Aussie tycoon takes on dam of broken dreams
Australia’s wealthiest man has revealed plans to develop the world’s most ambitious hydroelectric power project, a NZ$100 billion scheme to harness the raging power of the lower Congo River.
Andrew Forrest has reached an agreement with the Democratic Republic of Congo to complete the Grand Inga project, arguably one of Africa’s most challenging initiatives. The two sides held talks last September, when a picture surfaced on Facebook showing Forrest and his wife, Nicola, being hosted by President Felix Tshisekedi.

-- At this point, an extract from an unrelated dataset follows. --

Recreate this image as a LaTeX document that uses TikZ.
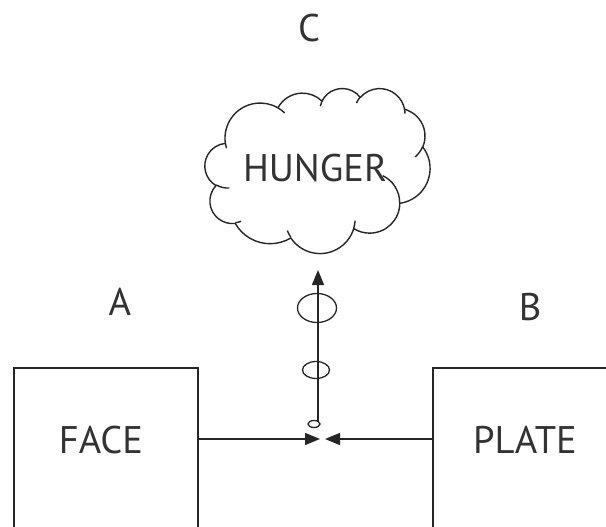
\documentclass[tikz,border=0pt]{standalone}
\usepackage{fontspec}
\setmainfont{PT Sans}
\usetikzlibrary{arrows.meta,shapes.geometric}
\tikzset{
  oo/.style n args={4}{x radius=#1, y radius=#2,
    start angle={atan2((#1)*sin(#3),(#2)*cos(#3))},
    delta angle={mod(atan2((#1)*sin((#3)+(#4)),(#2)*cos((#3)+(#4)))-atan2((#1)*sin(#3),(#2)*cos(#3))+720,360)}},
  lbl/.style={font=\fontsize{38.5}{46}\selectfont, text=black!80, inner sep=0pt},
  ln/.style={draw=black!85, line width=1.5pt},
  tipend/.style={-{Triangle[length=15pt,width=12pt]}},
  ring/.style={ellipse, draw=black!85, line width=1.3pt, inner sep=0pt},
  boxnode/.style={rectangle, draw=black!85, line width=1.5pt, inner sep=0pt, anchor=north west},
  cloudln/.style={draw=black!85, line width=1.4pt, line join=round}
}
\begin{document}
\begin{tikzpicture}[x=1pt,y=-1pt]
\useasboundingbox (0,0) rectangle (606,527);
\clip (0,0) rectangle (606,527);
\fill[white] (0,0) rectangle (606,527);

% boxes (cut off at the bottom)
\node[boxnode, minimum width=184pt, minimum height=250pt] (face) at (13,367) {};
\node[boxnode, minimum width=250pt, minimum height=250pt] (plate) at (432,367) {};
\node[lbl] (facet) at (101,440) {FACE};
\node[lbl] (platet) at (525,440) {PLATE};
\node[lbl] (la) at (120,302) {A};
\node[lbl] (lb) at (530,307) {B};
\node[lbl] (lc) at (309,28) {C};

% cloud
\begin{scope}[shift={(205,88)}, xscale=0.5208, yscale=0.3819]
\draw[cloudln, fill=white] (39.00,143.70)
  arc[oo={67.53}{91.90}{-190.4875}{123.7805}]
  arc[oo={53.33}{72.67}{-144.1024}{89.9452}]
  arc[oo={43.65}{59.45}{-145.8079}{99.7230}]
  arc[oo={48.57}{65.95}{-130.9861}{117.2417}]
  arc[oo={53.33}{72.73}{-78.7089}{109.0269}]
  arc[oo={67.75}{92.20}{-46.2673}{130.2690}]
  arc[oo={57.85}{78.67}{0.6250}{114.0333}]
  arc[oo={67.52}{92.15}{22.4516}{115.1726}]
  arc[oo={77.20}{105.43}{66.2426}{75.7110}]
  arc[oo={43.60}{59.18}{-274.9421}{146.7356}]
  arc[oo={43.45}{59.45}{-246.8285}{152.5226}] -- cycle;
\draw[cloudln] (46.93,261.77) arc[oo={43.45}{59.45}{86.742}{26.4295}];
\draw[cloudln] (69.28,348.99) arc[oo={43.60}{59.18}{73.6105}{11.4475}];
\draw[cloudln] (164.78,390.90) arc[oo={67.52}{92.15}{137.6242}{14.0811}];
\draw[cloudln] (288.27,347.51) arc[oo={67.52}{92.15}{6.4533}{15.9984}];
\draw[cloudln] (341.29,229.54) arc[oo={57.85}{78.67}{-70.2924}{70.9174}];
\draw[cloudln] (417.98,153.54) arc[oo={53.33}{72.73}{30.3180}{27.7515}];
\draw[cloudln] (383.24,54.26) arc[oo={48.57}{65.95}{-13.7443}{14.8589}];
\draw[cloudln] (290.78,39.52) arc[oo={48.57}{65.95}{-149.1815}{18.1954}];
\draw[cloudln] (221.41,47.20) arc[oo={43.65}{59.45}{-163.4943}{17.6864}];
\draw[cloudln] (140.00,51.92) arc[oo={67.53}{91.90}{-66.7070}{12.3194}];
\draw[cloudln] (41.27,157.89) arc[oo={67.53}{91.90}{157.6544}{11.8582}];
\end{scope}
\node[lbl] (hunger) at (315,168) {HUNGER};

% connectors
\coordinate (jl) at (320,439);
\coordinate (jr) at (325,439);
\draw[ln, tipend] (face.east |- jl) -- (jl);
\draw[ln, tipend] (plate.west |- jr) -- (jr);

\node[ring, minimum width=12pt, minimum height=7pt] (r1) at (314,424) {};
\coordinate (vb) at (318,421);
\coordinate (vt) at (318,270);
\draw[ln, tipend] (vb) -- (vt);
\node[ring, minimum width=27pt, minimum height=17pt] (r2) at (316,370) {};
\node[ring, minimum width=39pt, minimum height=29pt] (r3) at (317,308) {};
\end{tikzpicture}
\end{document}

‘‘The capital cost of this will be many, many tens of billions of dollars, and direct and indirect employment will be in the hundreds of thousands,’’ Forrest said. No binding contract has been signed between his company, Fortescue Metals Group, and the authorities in Kinshasa.
The scale of the Grand Inga project is extraordinary – more than twice the size of the world’s largest hydroelectric station, the Three Gorges in China, and with the capacity to transform not only
the Congo region but also the entire continent. It would boost Africa’s power generation capacity by a third. Forrest’s plan also hopes to produce green hydrogen for export.
At Inga, water gathered from the Congo River’s vast catchment area, which is larger than the
Indian subcontinent, is forced through a tight gorge at a phenomenal rate, rarely dipping below 50,000 tonnes a second.
While the technical challenges are huge, they are dwarfed by the difficulties of doing business in the DRC, one of the world’s most corrupt and unstable countries.
Forrest, with a personal fortune estimated at NZ$40b, has won a reputation for ambitious development schemes.
Analysts are keen to see if he can succeed in harnessing the potential of Inga where others have come unstuck over the past 60 years, including the American
Rockefeller dynasty, the government of South Africa, and more recently developers for China’s Belt and Road initiative.
After each scheme was tabled, it was stymied by the reality of doing business in the former Belgian colony, a violent land where political patronage requires cosying up to unaccountable dictators and where contracts can be discarded on a whim, with no recourse to the law.
In the 1970s, the dictator Mobutu Sese Seko borrowed money to pay for two relatively small hydroelectric stations on a side stream of the river at the same waterfalls. Construction dragged on for years beyond the project deadline, a promised power distribution network was never built, and the affair eventually bankrupted the country. US taxpayers are still owed NZ$1b for the failed development.